American Conservative Union Officially Against RAWA
Last week, United States Representative Jason Chaffetz (R – Utah) reintroduced the Sheldon Adelson-backed Restoration of America’s Wire Act bill (RAWA) in the House of Representatives, signaling the official start of round-whatever-it-is-now in the fight for online poker in the U.S. Opinions on internet gambling in Congress tend to split down party lines with Republicans against it and Democrats for it, but fortunately for those of us in the pro-poker camp, more and more conservative groups keep coming out against RAWA. The latest: the American Conservative Union (ACU).

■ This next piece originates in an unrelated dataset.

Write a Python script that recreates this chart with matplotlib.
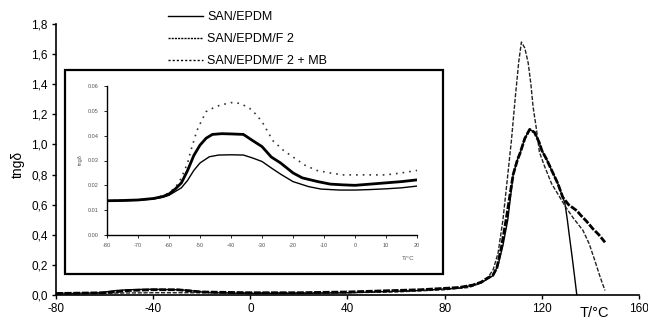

The ACU, as its name might indicate, trumpets ultra-conservative points of view. In the organization’s own words:
For more than forty years, ACU has served as an umbrella organization harnessing the collective strength of conservative organizations fighting for Americans who are concerned with liberty, personal responsibility, traditional values, and strong national defense. As America’s premier conservative voice, ACU is the leading entity in providing conservative positions on issues to Congress, the Executive Branch, State Legislatures, the media, political candidates, and the public.
It is certainly not an organization that one would typically associate with being pro-gambling. The ACU hosts the Conservative Political Action Conference (CPAC), which has a lineup of speakers which those of a liberal bent would consider a who’s-who of the unenlightened: Sean Hannity, Sarah Palin, Rand Paul, Scott Walker, Rick Santorum, Ted Cruz, and Dr. Ben Carson, to name a few. Again, not the type of people whose mindsets those at the other end of the political spectrum would expect to have progressed into the 21st century. Not the pro-poker crowd.
And the thing is, the American Conservative Union is not actually pro-poker. What it is for is states’ rights. The ACU believes online gambling should be the domain of the individual states, not the federal government. In a statement, ACU Executive Director Dan Schneider wrote:
Jason Chaffetz is a good conservative with an American Conservative Union lifetime rating of 94 percent. However, we are disappointed that on this issue he is taking the side of big government. Conservatives don’t have to agree on the value of gambling, but we should agree that it is unwise to use the brute force of the federal government to try to stop states from making their own decisions on this activity, especially if the reason for this action is to support gambling entrepreneurs in Las Vegas. Unfortunately for them, what happens in Vegas doesn’t stay in Vegas; it should be up to the states to determine if they want to reject or accept Vegas.
He added, “The federal government does have a role in legitimate law enforcement matters, but it should not take on the added responsibility of overriding a state’s inherent police powers,” pointing out that the Unlawful Internet Gambling Enforcement Act of 2006 (UIGEA) allowed states to make their own decisions with regards to online gambling.
Sheldon Adelson, Las Vegas Sands Corp. CEO and the driving force behind RAWA is one of the biggest donors to Republican political candidates in the country, giving more than $90 million to Republican political campaigns last year. As such, we might normally expect the ACU to snap-call when it comes to supporting RAWA. But it is increasingly looking like this is not going to be the case.
Case in point (other than the subject of this article): according to TownHall.com, one of the key players in the passing of the UIGEA was also instrumental in not letting RAWA go anywhere during Congress’ lame duck session before the New Year. Rep. Bob Goodlatte (R – Vir.), Chairman of the House Judiciary Committee, while having proven in the past to be a staunch enemy of online gambling, feels more strongly about the Tenth Amendment. The Amendment states, “The powers not delegated to the United States by the Constitution, nor prohibited by it to the States, are reserved to the States respectively, or to the people.”
As such, like the American Conservative Union, Rep. Goodlatte does not like that RAWA would take the online gambling decision from the states. He was unwilling to permit a hearing for RAWA during the lame duck session, believing RAWA would, “…outlaw state legalization of gambling within their borders, which strikes at the federal system of state sovereignty in all matters not specifically assigned to the national government.”
It will be interesting to see what will happen with RAWA if powerful conservative groups and politicians continue to speak out against Sheldon Adelson’s attempt to legislate away competition. Hopefully Adelson will eventually fold up his tent and go home, but considering he has said he will do “whatever it takes” to stop online gambling, he is unlikely to back down any time soon.